One  side issue in the story  is related, not exactly to economics, but to my legal interests. There are traditional bounds on what mages should or should not do with their power—love potions, for instance, more generally compulsion spells of any sort, are banned. 

The traditional enforcement mechanism is a decentralized one. A mage convicted of violating the bounds by a jury of all the mages locally available is banned from the use of magic; if he violates the ban any mage may kill him. This mechanism is in the process of being gradually replaced by a centralized system under royal control, with court trials. 

One of the mages working for the Prince is caught by Ellen using a compulsion spell on her, and charged with violation of the bounds. He assumes that, since the Prince is the one in charge of enforcement under the newer system, he will be let off. The Prince explains to him that the gradual replacement of the old system by the new depends on the mages respecting the verdicts of his courts, and so having no reason to try to apply the traditional approach instead, hence he will be tried and, in all probability, convicted and banned.

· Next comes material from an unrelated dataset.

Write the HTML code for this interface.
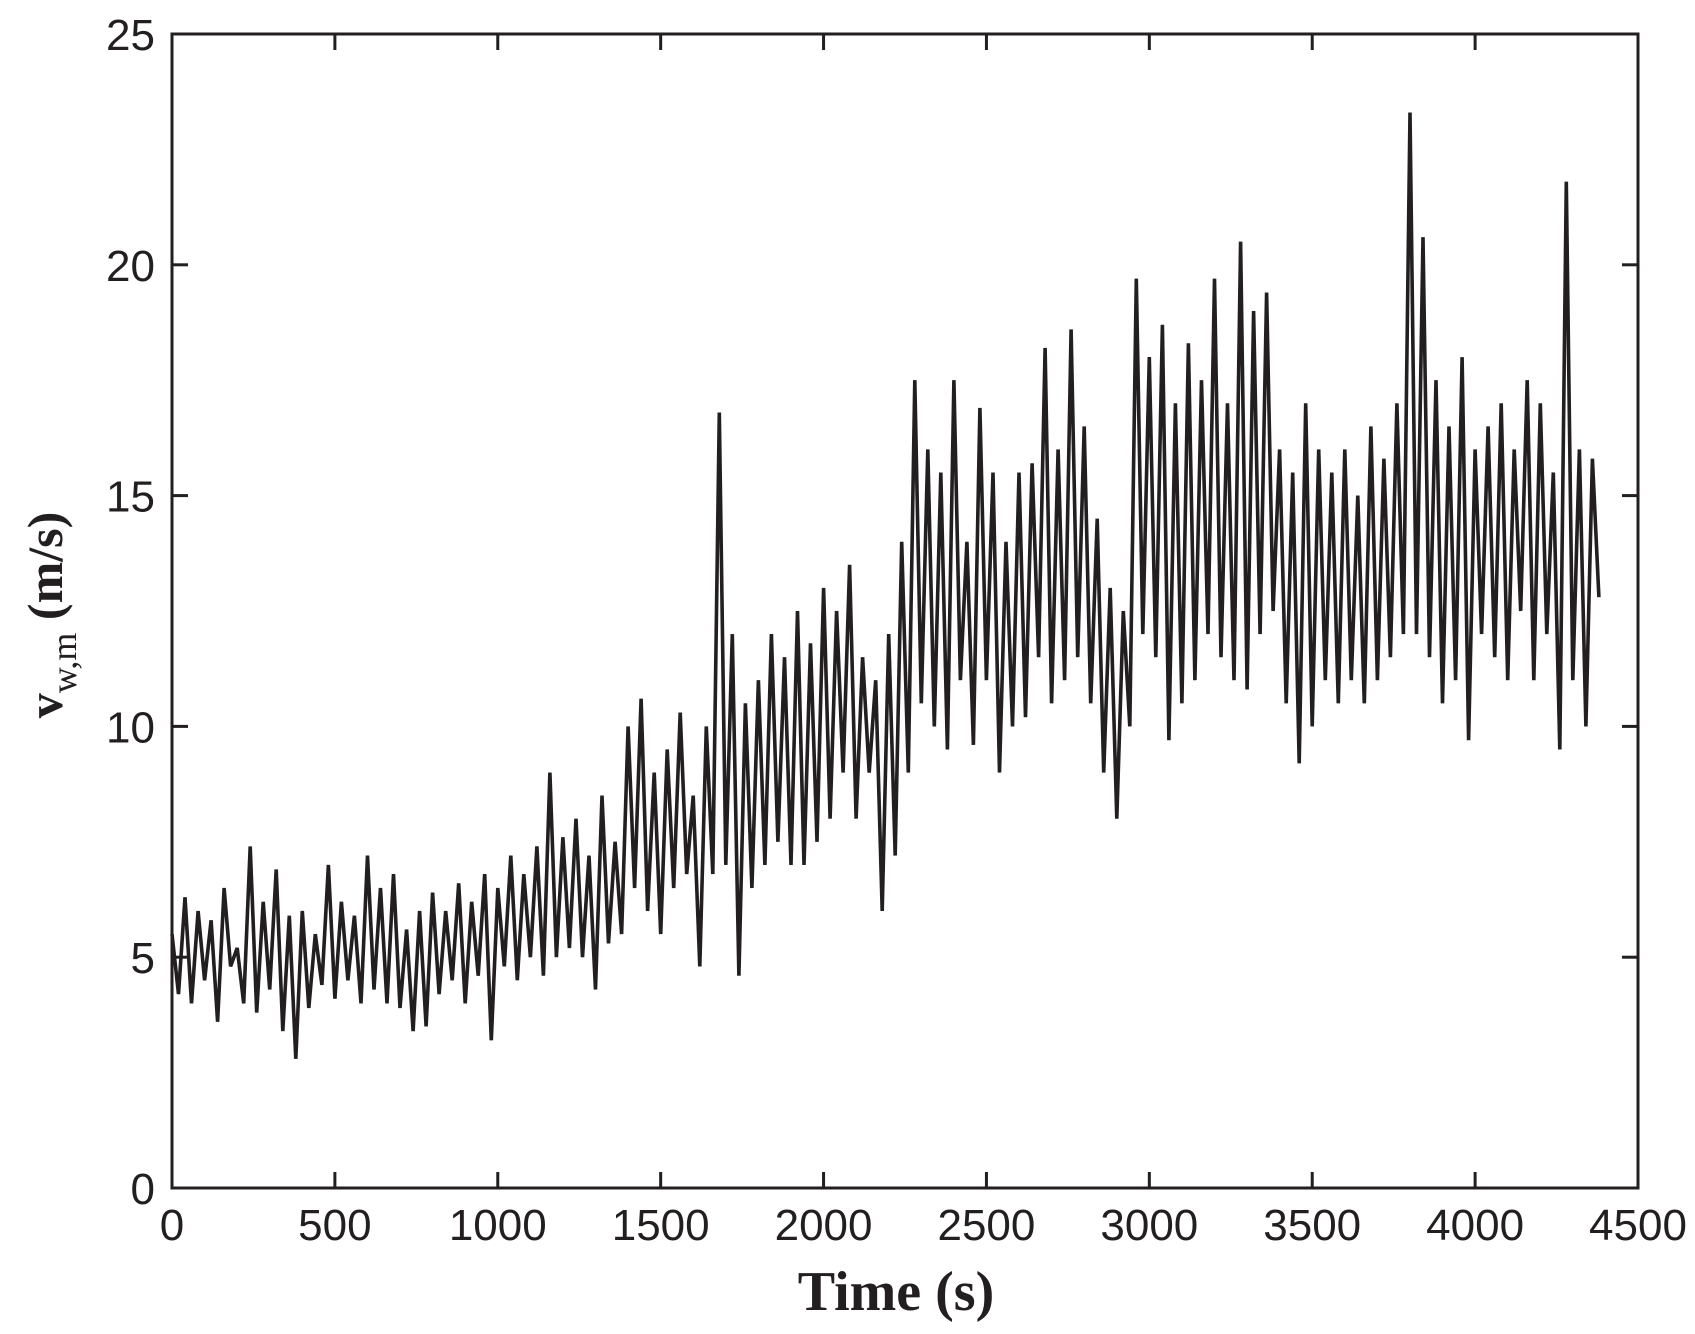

At one level, the theme of the book is progress and its perils. The Cascade is made possible by a scientific breakthrough some forty years earlier that represented the first step in converting magery from a craft to a science. The shift from decentralized to centralized enforcement of the bounds is another sort of progress, possibly desirable, possibly not, probably, in the long run, inevitable. The kingdom where it is all set is post-feudal, but with feudal remnants.

One question. I have a map of the College, which is where much of book is set. Would people who have read the book like me to web it?